In this talk, I will present two recent works that are focused on the distinct optical and electronic properties of monolayer transition metal dichalcogenides. In a magneto-optic study, we demonstrate the valley splitting and polarization of monolayer MoSe2 by valley-resolved magneto-PL spectroscopy. We understand the observed effects by the lowering of time-reversal symmetry through the interaction of the valleys with an external magnetic field up to 10 T. The ability to control the energy splitting of the valleys and further produce valley polarization has important implications to potential valleytronic applications. In the nonlinear-optic study, we detect the broken inversion symmetry and determine the crystallographic orientation in the monolayers by optical second-harmonic generation.

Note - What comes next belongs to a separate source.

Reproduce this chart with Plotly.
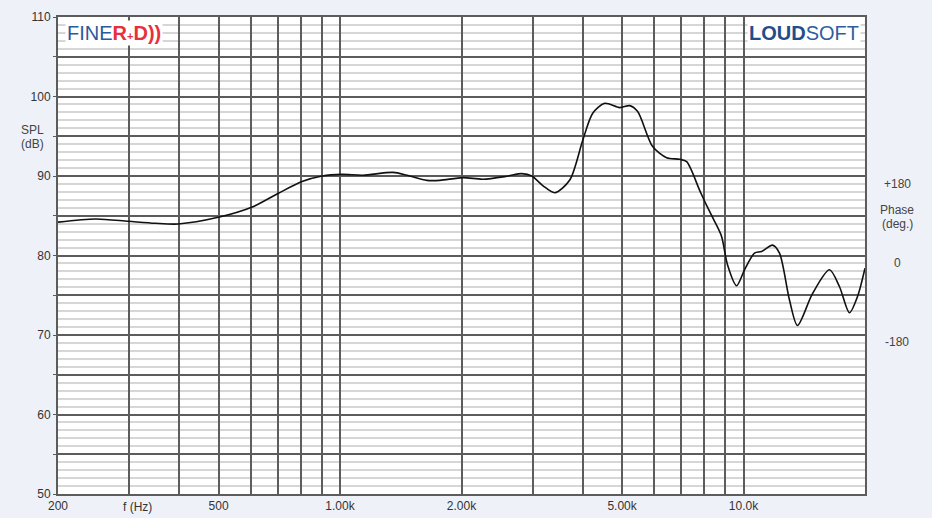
import math
import plotly.graph_objects as go

# ---- data ----
freq_hz = [200, 248, 299, 348, 397, 499, 606, 702, 805, 903, 1011, 1140, 1353, 1465,
           1642, 1768, 2016, 2259, 2591, 2822, 2987, 3180, 3406, 3710, 3995, 4229,
           4529, 4932, 5222, 5466, 5953, 6449, 6944, 7227, 7785, 8100, 8477, 8822,
           9129, 9608, 10058, 10647, 11080, 11797, 12277, 12998, 13604, 14822,
           16329, 17284, 18301, 19153, 20000]
spl_db = [84.2, 84.6, 84.3, 84.05, 83.96, 84.8, 86.1, 87.8, 89.3, 90.0, 90.2, 90.1,
          90.45, 90.1, 89.45, 89.45, 89.8, 89.6, 89.97, 90.3, 90.0, 88.8, 87.9,
          89.5, 94.5, 97.9, 99.15, 98.6, 98.85, 98.1, 93.7, 92.3, 92.1, 91.8, 88.2,
          86.3, 84.3, 82.4, 78.8, 76.2, 78.2, 80.3, 80.5, 81.3, 80.3, 74.4, 71.2,
          75.2, 78.2, 76.1, 72.8, 74.8, 78.4]

x_grid_hz = [200, 300, 400, 500, 600, 700, 800, 900, 1000, 2000, 3000, 4000, 5000,
             6000, 7000, 8000, 9000, 10000]
x_label_map = {200: "200", 500: "500", 1000: "1.00k", 2000: "2.00k", 5000: "5.00k",
               10000: "10.0k"}
y_major = list(range(50, 111, 5))
y_labels = [str(v) if v % 10 == 0 else "" for v in y_major]

phase_labels = ["+180", "0", "-180"]

FONT = "Liberation Sans, Arial, sans-serif"
DARK = "#5c5c5c"
LIGHT = "#d6d6d6"
W, H = 932, 518
ML, MR, MT, MB = 58, 67, 17, 24
PW, PH = W - ML - MR, H - MT - MB

fig = go.Figure()
fig.add_trace(go.Scatter(x=freq_hz, y=spl_db, mode="lines",
                         line=dict(color="#111111", width=1.6, shape="spline",
                                   smoothing=0.8),
                         hoverinfo="skip", showlegend=False))

fig.update_layout(
    width=W, height=H,
    margin=dict(l=ML, r=MR, t=MT, b=MB, autoexpand=False),
    paper_bgcolor="#eff1f8", plot_bgcolor="#ffffff",
    font=dict(family=FONT, size=12, color="#333333"),
    showlegend=False,
)
fig.update_xaxes(
    type="log", range=[math.log10(200), math.log10(20000)],
    tickvals=x_grid_hz, ticktext=[x_label_map.get(v, "") for v in x_grid_hz],
    showgrid=True, gridcolor=DARK, gridwidth=2,
    showline=True, linecolor=DARK, linewidth=2, mirror=True,
    ticks="", zeroline=False, automargin=False,
    tickfont=dict(size=12, color="#333333"),
)
fig.update_yaxes(
    range=[50, 110], tickvals=y_major, ticktext=y_labels,
    showgrid=True, gridcolor=DARK, gridwidth=2,
    minor=dict(dtick=1, showgrid=True, gridcolor=LIGHT, gridwidth=2),
    showline=True, linecolor=DARK, linewidth=2, mirror=True,
    ticks="outside", ticklen=3, tickcolor=DARK, zeroline=False, automargin=False,
    tickfont=dict(size=12, color="#333333"),
)

ann = []
def pix_text(px, py, text, size=12, color="#444444", xanchor="center", **kw):
    ann.append(dict(x=(px - ML) / PW, y=(H - MB - py) / PH, xref="paper", yref="paper",
                    text=text, showarrow=False, xanchor=xanchor, yanchor="middle",
                    font=dict(family=FONT, size=size, color=color), **kw))

pix_text(137, 507, "f (Hz)", color="#333333")
pix_text(32, 130, "SPL", color="#444444")
pix_text(32, 144, "(dB)", color="#444444")
pix_text(897, 184, phase_labels[0])
pix_text(897, 210, "Phase")
pix_text(897, 224, "(deg.)")
pix_text(897, 263, phase_labels[1])
pix_text(897, 342, phase_labels[2])

# logos
pix_text(65, 33,
         "<span style='color:#2b5a9b'>FINE</span>"
         "<span style='color:#e8303c'><b>R</b><span style='font-size:11px'><b>+</b></span><b>D))</b></span>",
         size=20, xanchor="left", bgcolor="#ffffff", borderpad=1)
pix_text(861, 33,
         "<b><span style='color:#1f4d8c'>LOUD</span></b><span style='color:#2f5e9e'>SOFT</span>",
         size=20, xanchor="right", bgcolor="#ffffff", borderpad=1)

fig.update_layout(annotations=ann)
fig.write_html("out.html", config={"displayModeBar": False},
               post_script="document.body.style.margin='0';document.body.style.padding='0';")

In addition to the results for monolayers, we describe the behavior of few-layer materials, where the symmetry properties change layer by layer.

报告人简介：Dr. Yilei Li received his PhD degree in physics from Columbia University in 2014, and his BEng degree (with distinction) in Electrical Engineering from Hong Kong university of Science and Technology in 2010. His current research interest is focused on the light-matter interactions in two-dimensional crystals.